At a hearing of the House Armed Services Committee last week,

    Republicans expressed outrage that an elective course at the U.S. Military Academy at West Point includes information about critical race theory and “white rage.”

    This prompted a memorable rebuke from Gen. Mark A. Milley, the chairman of the Joint Chiefs of Staff.
“I personally find it offensive that we are accusing the United States military … of being ‘woke’ or something else because we’re studying some theories that are out there,” Milley said. “I want to understand white rage — and I’m White. What is it that caused thousands of people to assault this building and try to overturn the Constitution of the United States of America?”

    The general’s explanation hit a little too close to home for a TV personality who personifies “white rage” while denying its existence.

    On Thursday night, Carlson responded by calling Milley — a combat veteran of Iraq and Afghanistan with degrees from Princeton and Columbia University — “unimpressive.” “He’s not just a pig,” Carlson opined, “he’s stupid.”

    His Fox colleague Laura Ingraham, taking a break from maligning Democrats for supposedly defunding the police, called on Congress to defund the military.

    Meanwhile, Rep. Matt Gaetz (R-Fla.), taking a break from defending himself against allegations of sex trafficking, tweeted: “With Generals like this it’s no wonder we’ve fought considerably more wars than we’ve won.”………
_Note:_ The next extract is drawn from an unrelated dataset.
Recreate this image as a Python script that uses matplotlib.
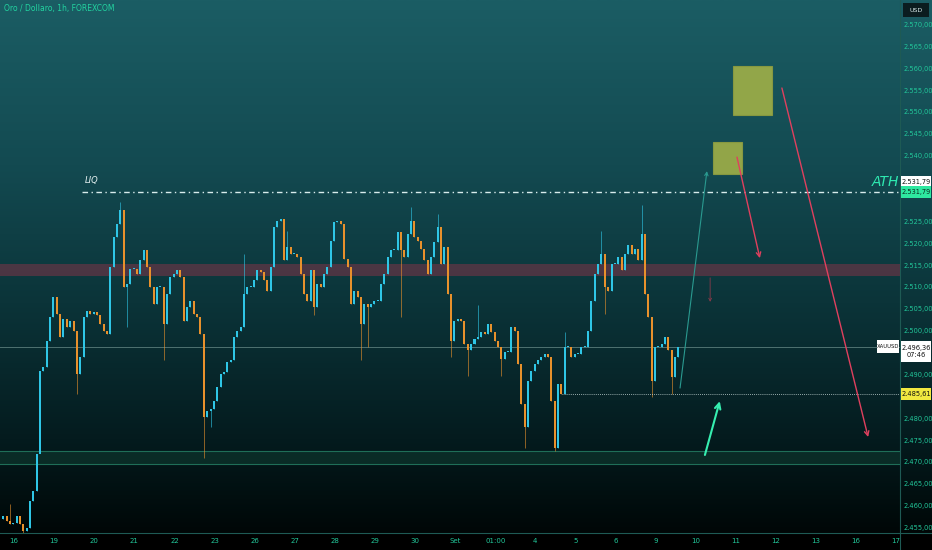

    About the only thing I agree with is defunding the military, but not for the reasons they think. There's an awful lot of bloat, and room to cut some of the redundant fat that currently exists. The military has started doing some of that, but they're more or less just moving money around than really cutting. I don't buy the wokeism and stuff the military is being accused of. It's pretty silly tbh. Typical Republican culture wars. Meh.